I fell hard for the native garden at New York Botanical Garden, a collaboration between the landscape architects Oehme, van Sweden and the garden’s own horticultural staff. It takes a refined palette of complementary colours, uses interesting plants that love their spot, and repeats this formula over various habitats. Like most stylish gardens, this works because it recycles its best tricks: the right plant in the right spot, repeated. This doesn’t limit what you grow, it’s just making sure there’s a rhythm to your space. One of everything is very tiring on the eye.
If you have a perennial that does well in your garden, looks good whatever the weather, and is big enough, lift and divide. One happy plant easily becomes several and, in time, several more. As the garden begins to die back, this is the time to take stock. It’s easier to rid yourself of plants that aren’t working when autumn has begun to take its toll.
If the weather permits, lifting and dividing can carry on all winter. In reality, this mostly happens from now till early December and again in February, if the soil is not frozen. The rule of thumb for perennials is this: if it flowers in early summer you can divide in autumn – the likes of geraniums, euphorbias, hemerocallis, delphiniums, primulas and epimediums. If it flowers in late summer/early autumn – such as asters, helianthus, heleniums, phormiums, sedums, and ornamental grasses – divide in spring.
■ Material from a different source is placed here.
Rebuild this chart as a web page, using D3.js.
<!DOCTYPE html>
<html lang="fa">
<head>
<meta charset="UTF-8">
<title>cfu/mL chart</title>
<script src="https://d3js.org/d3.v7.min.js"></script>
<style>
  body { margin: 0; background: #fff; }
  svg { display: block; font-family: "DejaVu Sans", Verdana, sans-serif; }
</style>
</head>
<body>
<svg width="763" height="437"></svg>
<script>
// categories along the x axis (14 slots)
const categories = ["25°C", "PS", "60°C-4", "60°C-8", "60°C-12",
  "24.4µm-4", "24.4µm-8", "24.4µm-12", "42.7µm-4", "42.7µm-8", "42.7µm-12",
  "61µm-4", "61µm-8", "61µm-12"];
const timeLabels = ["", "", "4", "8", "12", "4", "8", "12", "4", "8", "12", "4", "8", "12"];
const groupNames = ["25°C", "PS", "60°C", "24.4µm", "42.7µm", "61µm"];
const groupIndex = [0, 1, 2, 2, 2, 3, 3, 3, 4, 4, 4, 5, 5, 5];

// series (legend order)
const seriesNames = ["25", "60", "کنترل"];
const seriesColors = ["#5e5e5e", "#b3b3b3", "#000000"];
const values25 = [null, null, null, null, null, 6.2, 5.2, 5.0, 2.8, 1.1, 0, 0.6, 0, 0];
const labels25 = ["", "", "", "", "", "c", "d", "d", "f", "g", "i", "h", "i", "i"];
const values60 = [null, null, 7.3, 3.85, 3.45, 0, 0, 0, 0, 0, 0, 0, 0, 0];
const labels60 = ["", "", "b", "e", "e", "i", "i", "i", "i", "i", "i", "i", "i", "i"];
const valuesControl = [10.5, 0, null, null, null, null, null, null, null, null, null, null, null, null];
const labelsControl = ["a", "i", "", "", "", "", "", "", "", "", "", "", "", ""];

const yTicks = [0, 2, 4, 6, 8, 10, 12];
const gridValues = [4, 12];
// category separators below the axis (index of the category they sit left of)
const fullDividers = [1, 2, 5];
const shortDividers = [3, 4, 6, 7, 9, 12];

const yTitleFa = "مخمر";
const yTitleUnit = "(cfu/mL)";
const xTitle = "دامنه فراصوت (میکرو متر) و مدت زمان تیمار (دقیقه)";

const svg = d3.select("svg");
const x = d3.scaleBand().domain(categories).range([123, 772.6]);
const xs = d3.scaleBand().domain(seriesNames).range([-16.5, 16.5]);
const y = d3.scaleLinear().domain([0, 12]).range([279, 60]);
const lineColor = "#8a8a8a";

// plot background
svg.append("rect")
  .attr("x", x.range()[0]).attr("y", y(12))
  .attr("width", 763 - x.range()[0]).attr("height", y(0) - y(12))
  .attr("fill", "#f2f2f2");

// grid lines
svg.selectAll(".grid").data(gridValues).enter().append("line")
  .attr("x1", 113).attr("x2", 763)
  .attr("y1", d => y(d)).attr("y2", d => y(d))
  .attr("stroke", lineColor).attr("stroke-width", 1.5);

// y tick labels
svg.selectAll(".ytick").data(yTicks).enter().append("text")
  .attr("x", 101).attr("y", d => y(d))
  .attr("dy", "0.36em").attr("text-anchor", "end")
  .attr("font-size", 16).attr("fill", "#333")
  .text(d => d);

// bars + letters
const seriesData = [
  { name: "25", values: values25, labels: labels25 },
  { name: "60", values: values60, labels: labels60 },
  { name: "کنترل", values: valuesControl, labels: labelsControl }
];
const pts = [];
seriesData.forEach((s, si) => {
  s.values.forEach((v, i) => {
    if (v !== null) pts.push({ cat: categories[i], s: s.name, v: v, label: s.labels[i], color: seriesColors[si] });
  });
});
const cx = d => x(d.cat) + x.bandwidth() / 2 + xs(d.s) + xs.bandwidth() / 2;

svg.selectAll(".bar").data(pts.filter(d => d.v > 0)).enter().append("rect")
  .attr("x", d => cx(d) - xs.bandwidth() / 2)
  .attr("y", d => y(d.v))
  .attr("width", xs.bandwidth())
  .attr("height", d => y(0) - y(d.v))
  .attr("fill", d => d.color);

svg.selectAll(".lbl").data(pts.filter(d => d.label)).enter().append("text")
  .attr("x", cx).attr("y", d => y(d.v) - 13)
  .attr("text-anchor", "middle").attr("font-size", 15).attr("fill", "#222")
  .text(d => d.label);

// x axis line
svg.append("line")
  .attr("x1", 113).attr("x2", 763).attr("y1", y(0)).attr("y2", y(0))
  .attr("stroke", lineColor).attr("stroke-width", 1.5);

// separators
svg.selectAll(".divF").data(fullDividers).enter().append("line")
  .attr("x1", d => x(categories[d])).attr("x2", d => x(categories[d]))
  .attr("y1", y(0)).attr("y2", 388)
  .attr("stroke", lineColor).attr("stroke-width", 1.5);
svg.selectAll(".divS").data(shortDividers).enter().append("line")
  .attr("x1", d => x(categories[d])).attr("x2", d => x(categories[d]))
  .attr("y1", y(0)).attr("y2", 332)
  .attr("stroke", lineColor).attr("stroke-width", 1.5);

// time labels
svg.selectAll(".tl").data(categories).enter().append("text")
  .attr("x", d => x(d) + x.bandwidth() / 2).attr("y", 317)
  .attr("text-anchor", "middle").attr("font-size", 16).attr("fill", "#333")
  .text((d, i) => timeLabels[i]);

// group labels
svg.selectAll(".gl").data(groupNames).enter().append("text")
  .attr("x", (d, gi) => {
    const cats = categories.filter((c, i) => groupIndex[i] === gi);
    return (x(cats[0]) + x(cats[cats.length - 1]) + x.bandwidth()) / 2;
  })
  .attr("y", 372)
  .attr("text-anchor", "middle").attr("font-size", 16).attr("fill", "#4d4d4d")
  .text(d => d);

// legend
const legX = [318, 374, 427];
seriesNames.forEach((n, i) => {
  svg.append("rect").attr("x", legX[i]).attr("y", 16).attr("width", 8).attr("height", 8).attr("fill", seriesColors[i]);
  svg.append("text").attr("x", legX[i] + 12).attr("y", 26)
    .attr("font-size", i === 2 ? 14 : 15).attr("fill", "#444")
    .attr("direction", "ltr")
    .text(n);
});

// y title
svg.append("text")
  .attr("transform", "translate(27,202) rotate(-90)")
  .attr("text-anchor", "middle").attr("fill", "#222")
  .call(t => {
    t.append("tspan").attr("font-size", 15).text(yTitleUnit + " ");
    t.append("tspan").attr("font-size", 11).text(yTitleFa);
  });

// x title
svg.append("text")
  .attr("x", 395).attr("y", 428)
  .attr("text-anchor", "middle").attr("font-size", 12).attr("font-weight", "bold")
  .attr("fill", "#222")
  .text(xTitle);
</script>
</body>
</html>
You can break this rule – I have, plenty of times – but if you do, be kind. Make sure your divisions are large enough that the plant isn’t struggling to re-establish. If there’s a threat of rotting off, pot up your divisions and put them in a cold frame or the lee of the house so the worst of the weather is kept off. When replanting, top-dress with homemade compost to keep the weeds down. Feed the new growth in spring, and insulate the roots.
As to how you divide, the best way is prising the root ball apart with two forks back to back. For tougher specimens, use a spade to slice off sections. Discard any woody middles, cut down tall stems that may rock the roots in winter winds, and replant divisions quickly to avoid them drying out. If you can’t, then store the plants in old compost sacks with holes punched in. Robust perennials can sit for a month or more in such a home.